In his essay on “Building Dwelling Thinking,” Martin Heidegger contends that, “once we are capable of dwelling, only then can we build”. In this work, Heidegger links the performance of dwelling with caring, neighborliness, and the sense of remaining or staying in place. Harries (1983) suggests that for Heidegger, dwelling incorporates the kindly concern for natural and manmade environmental, physical and social contexts, as they exist and as they may be altered. Compared to many other concepts commonplace in environmental discourses, dwelling provides the unique perspective of multi-dimensionality and totality regarding human inhabitation.
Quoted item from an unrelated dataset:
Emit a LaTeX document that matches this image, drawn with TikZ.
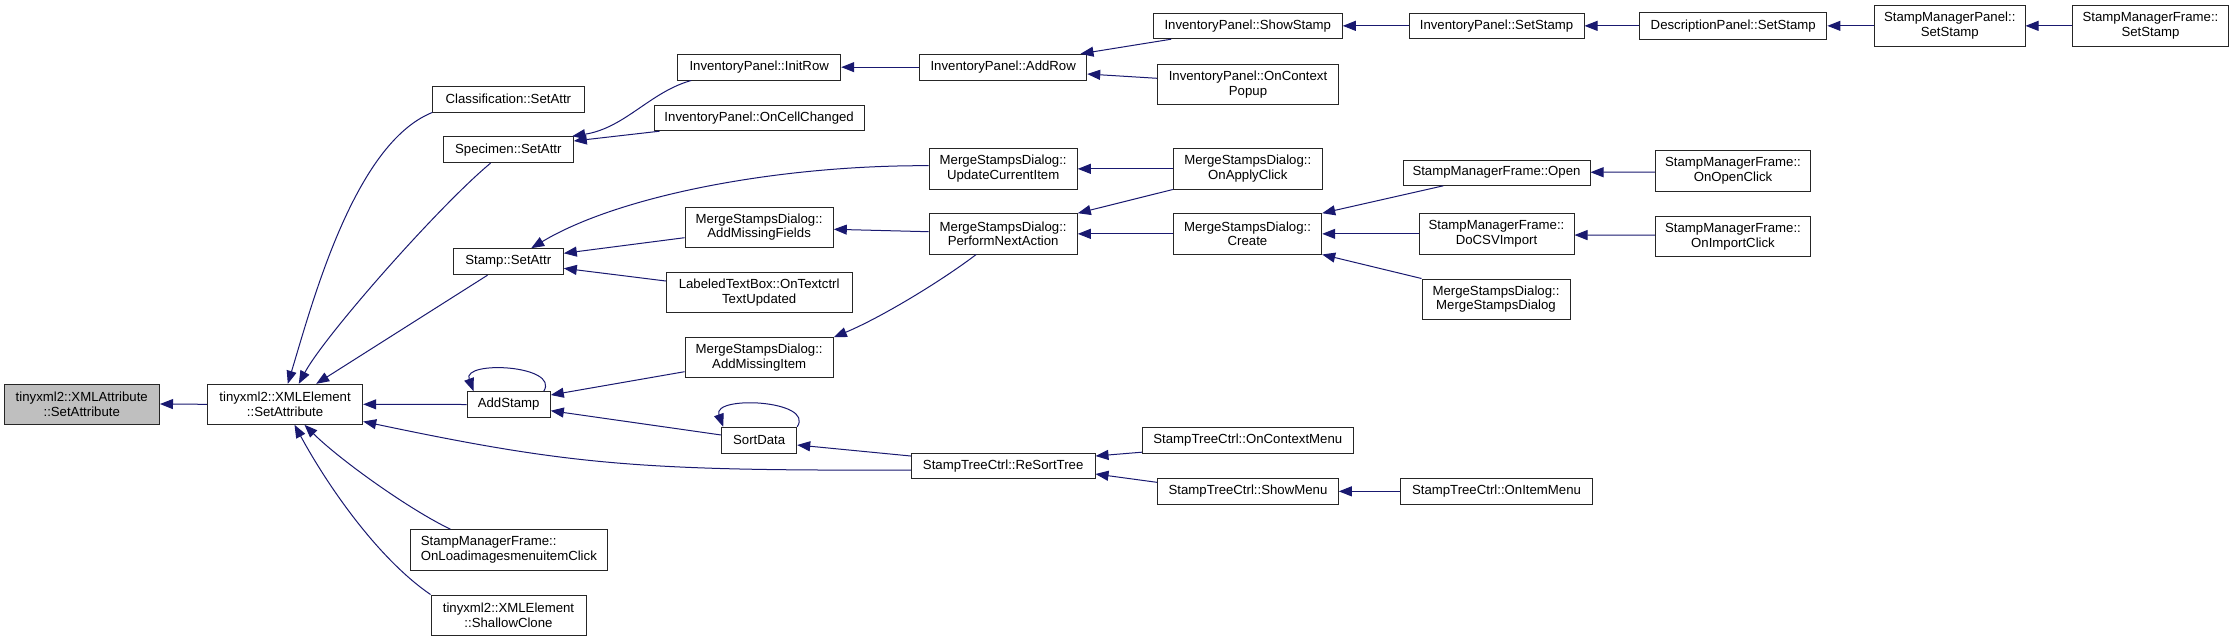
\documentclass[tikz,border=0pt]{standalone}
\usepackage{fontspec}
\setmainfont{Liberation Sans}
\usetikzlibrary{arrows.meta,calc}
\definecolor{edgeblue}{HTML}{191970}
\definecolor{rootgray}{HTML}{BFBFBF}
\newcommand\mkbox[7][]{\node[box,#1,minimum width={#5pt-#3pt},minimum height={#6pt-#4pt}] (#2) at ({(#3+#5)/2},{(#4+#6)/2}) {#7};}
\begin{document}
\begin{tikzpicture}[x=1pt,y=-1pt,
  box/.style={draw=black!85, line width=1pt, fill=white, inner sep=0pt, align=center,
    font=\fontsize{13.2}{14.7}\selectfont},
  edge/.style={draw=edgeblue, line width=1pt, -{Triangle[length=13pt,width=10pt]}}]
\fill[white] (0,0) rectangle (2233,641);
\useasboundingbox (0,0) rectangle (2233,641);

% nodes
\mkbox[fill=rootgray]{attr}{4}{384}{159.5}{424}{tinyxml2::XMLAttribute\\::SetAttribute}
\mkbox{elem}{207.5}{384.3}{362.7}{424.3}{tinyxml2::XMLElement\\::SetAttribute}
\mkbox{cls}{432.7}{86.3}{584}{112}{Classification::SetAttr}
\mkbox{spec}{443.3}{136.7}{573.3}{162.7}{Specimen::SetAttr}
\mkbox{stamp}{453.3}{248.7}{563.3}{274.7}{Stamp::SetAttr}
\mkbox{addstamp}{467}{391.7}{550.3}{417.3}{AddStamp}
\mkbox[align=left]{onload}{410.7}{529.7}{607}{570}{StampManagerFrame::\\OnLoadimagesmenuitemClick}
\mkbox{shallow}{431}{595}{586}{635}{tinyxml2::XMLElement\\::ShallowClone}
\mkbox{initrow}{677.7}{54.3}{840.7}{80}{InventoryPanel::InitRow}
\mkbox{oncell}{654.3}{105.3}{864}{130.7}{InventoryPanel::OnCellChanged}
\mkbox{amf}{685}{207}{833.3}{247.3}{MergeStampsDialog::\\AddMissingFields}
\mkbox{ltb}{666.3}{272.7}{852}{312.7}{LabeledTextBox::OnTextctrl\\TextUpdated}
\mkbox{ami}{685}{337.7}{833.3}{377.7}{MergeStampsDialog::\\AddMissingItem}
\mkbox{sortdata}{721.7}{427.3}{796.7}{453.3}{SortData}
\mkbox{addrow}{919.7}{54.3}{1086.7}{80}{InventoryPanel::AddRow}
\mkbox{uci}{929}{148.7}{1077.3}{189}{MergeStampsDialog::\\UpdateCurrentItem}
\mkbox{pna}{929}{213.7}{1077.3}{254}{MergeStampsDialog::\\PerformNextAction}
\mkbox{resort}{911.3}{453.3}{1095}{478.7}{StampTreeCtrl::ReSortTree}
\mkbox{showstamp}{1153.3}{13}{1342.3}{38.7}{InventoryPanel::ShowStamp}
\mkbox{ocp}{1157.7}{64.3}{1338.3}{104.7}{InventoryPanel::OnContext\\Popup}
\mkbox{apply}{1173.3}{148.7}{1322.3}{189}{MergeStampsDialog::\\OnApplyClick}
\mkbox{create}{1173.3}{213.7}{1321.7}{254}{MergeStampsDialog::\\Create}
\mkbox{ocm}{1142.3}{427.7}{1353.3}{453.3}{StampTreeCtrl::OnContextMenu}
\mkbox{showmenu}{1157.7}{478.7}{1338.3}{504}{StampTreeCtrl::ShowMenu}
\mkbox{ipset}{1409}{13}{1584}{38.7}{InventoryPanel::SetStamp}
\mkbox{open}{1403}{160}{1590}{185.3}{StampManagerFrame::Open}
\mkbox{csv}{1419}{213.7}{1574}{254}{StampManagerFrame::\\DoCSVImport}
\mkbox{msd}{1422}{279}{1570}{319}{MergeStampsDialog::\\MergeStampsDialog}
\mkbox{oim}{1400.7}{478.7}{1592.3}{504}{StampTreeCtrl::OnItemMenu}
\mkbox{dpset}{1639.6}{12.7}{1826.9}{39}{DescriptionPanel::SetStamp}
\mkbox{openclick}{1655.3}{150.7}{1810.7}{191}{StampManagerFrame::\\OnOpenClick}
\mkbox{importclick}{1655.3}{216.3}{1810.7}{256.7}{StampManagerFrame::\\OnImportClick}
\mkbox{smpset}{1874.5}{5.7}{2025}{46}{StampManagerPanel::\\SetStamp}
\mkbox{smfset}{2072.8}{5.7}{2228.2}{46}{StampManagerFrame::\\SetStamp}

% edges
\draw[edge] (elem.west) -- (attr.east);
\draw[edge] (cls.south west) .. controls (354,144) and (312,304) .. ($(elem.north west)+(80.8,0)$);
\draw[edge] ($(spec.south west)+(47.7,0)$) .. controls (440,205) and (325,335) .. ($(elem.north west)+(91.8,0)$);
\draw[edge] ($(stamp.south west)+(34.7,0)$) -- ($(elem.north west)+(109.2,0)$);
\draw[edge] (addstamp.west) -- (elem.east);
\draw[edge] ($(resort.west)+(0,4)$) .. controls (640,471) and (570,465) .. ($(elem.south east)+(0,-3.3)$);
\draw[edge] ($(onload.north west)+(40.3,0)$) .. controls (410,510) and (340,460) .. ($(elem.south west)+(97.5,0)$);
\draw[edge] (shallow.north west) .. controls (380,560) and (330,490) .. ($(elem.south west)+(87.5,0)$);

\draw[edge] ($(initrow.south west)+(14,0)$) .. controls (650,92) and (625,128) .. ($(spec.north east)+(-1.6,0)$);
\draw[edge] ($(oncell.south west)+(5.7,0)$) -- ($(spec.east)+(0,-8.7)$);
\draw[edge] (addrow.west) -- (initrow.east);
\draw[edge] ($(uci.west)+(0,-3.15)$) .. controls (780,165) and (620,195) .. ($(stamp.north west)+(78.4,0)$);
\draw[edge] ($(amf.west)+(0,10.55)$) -- ($(stamp.east)+(0,-8.4)$);
\draw[edge] ($(ltb.west)+(0,-11.7)$) -- ($(stamp.east)+(0,6.6)$);
\draw[edge] ($(pna.west)+(0,-2.15)$) -- ($(amf.east)+(0,2.15)$);
\draw[edge] ($(pna.south west)+(47.7,0)$) .. controls (940,282) and (880,318) .. (ami.north east);
\draw[edge] ($(ami.west)+(0,14)$) -- ($(addstamp.east)+(0,-9.5)$);
\draw[edge] ($(sortdata.west)+(0,-5.3)$) -- ($(addstamp.east)+(0,6.2)$);
\draw[edge] ($(addstamp.north east)+(-7,0)$) .. controls (560,365) and (462,360) .. ($(addstamp.north west)+(7,0)$);
\draw[edge] (sortdata.north east) .. controls (815,400) and (712,395) .. ($(sortdata.north west)+(2,0)$);
\draw[edge] ($(resort.west)+(0,-10)$) -- ($(sortdata.east)+(0,4.7)$);

\draw[edge] ($(showstamp.south west)+(18.4,0)$) -- ($(addrow.north east)+(-6.7,0)$);
\draw[edge] ($(ocp.west)+(0,-6.2)$) -- ($(addrow.east)+(0,6.85)$);
\draw[edge] (apply.west) -- (uci.east);
\draw[edge] (apply.south west) -- (pna.north east);
\draw[edge] (create.west) -- (pna.east);
\draw[edge] ($(ocm.south west)+(0,-1.6)$) -- ($(resort.east)+(0,-10)$);
\draw[edge] ($(showmenu.west)+(0,-9)$) -- ($(resort.east)+(0,8)$);

\draw[edge] (ipset.west) -- (showstamp.east);
\draw[edge] ($(open.south west)+(40.8,0)$) -- (create.north east);
\draw[edge] (csv.west) -- (create.east);
\draw[edge] (msd.north west) -- (create.south east);
\draw[edge] (oim.west) -- (showmenu.east);

\draw[edge] (dpset.west) -- (ipset.east);
\draw[edge] ($(openclick.west)+(0,1.3)$) -- ($(open.east)+(0,-0.4)$);
\draw[edge] ($(importclick.west)+(0,-1.3)$) -- ($(csv.east)+(0,1.2)$);
\draw[edge] (smpset.west) -- (dpset.east);
\draw[edge] (smfset.west) -- (smpset.east);
\end{tikzpicture}
\end{document}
Expanding on the idea of dwelling with change, this track will challenge scholars of environmental design + research to interpret the act of dwelling as enmeshed in a network of natural, spatial, social, and cultural contexts that are in transformation, be it through climate change, natural disaster, man-made economic crisis, global migration or worldwide demographic change among vulnerable populations and household structures. Considered broadly, how might contextual changes influencing the interconnected physical, social, and personal/psychological dimensions of human dwelling alter its overall patterns and qualities?
Proposals emphasizing the scholarship of design might address questions like: How might a focus on dwelling with change modify the design processes and products for residential/neighborhood environments? How might such a focus modify the design team composition and approach? What (new) methods of design might be employed to respond to the dynamic nature of dwelling? How might the dynamic interplay of natural and built environments become an asset in dwelling? How might changes in social settings impact dwelling and the design of its supportive physical environment?
Environmental design researchers might address questions like: How might dwelling with change alter the nature of where we live? How we live? With whom we live? and the lifestyle choices we make with respect to our environments? What does dwelling with changes mean for community members whose social and communal networks disconnect with their changing environment? How do we restructure or reinvent our networks when dwelling? What (new) methods of research might be employed to capture the dynamic nature of dwelling?
This track welcomes academic and professionally directed proposals from designers, researchers, policymakers, community planners, and housing practitioners, for papers, posters, design projects, films, workshops, and symposia addressing the many dimensions of dwelling with change.
About the Track Chairs:
Lynne is an associate professor of architecture and urban planning at the University of Illinois at Urbana-Champaign, who through her research, teaching and service, seeks to identify and ameliorate inequitable and deleterious environmental conditions experienced by marginalized groups in the U.S., Africa, and Asia. Lynne’s graduate design studios focus on the creation of healthy and socially sustainable communities. She is the co-author of Inconvenient Heritage and author of articles and book chapters on heritage, immigrant homeownership, the influence of subprime and predatory lending on low-income communities, and the effect of community-engaged learning on student outcomes.
Fang is a visiting lecturer of architecture at the University of Illinois at Urbana-Champaign, who is concerned with the social and psychological dimensions of the built environment and systematic thinking in environmental research and architectural design. He also researches multi-family housing and contemporary real estate development. His undergraduate design studios emphasize coherent design process, systematic decision-making, and behavioral and psychological aspects of design.
Eunju is an assistant professor of housing at Virginia Tech. Her teaching and research interests include housing for special populations, low-income housing, home modifications, age-friendly livable communities and housing from a global/cultural perspective. Currently she is leading collaborative research on age-friendly environments in North America and East Asia.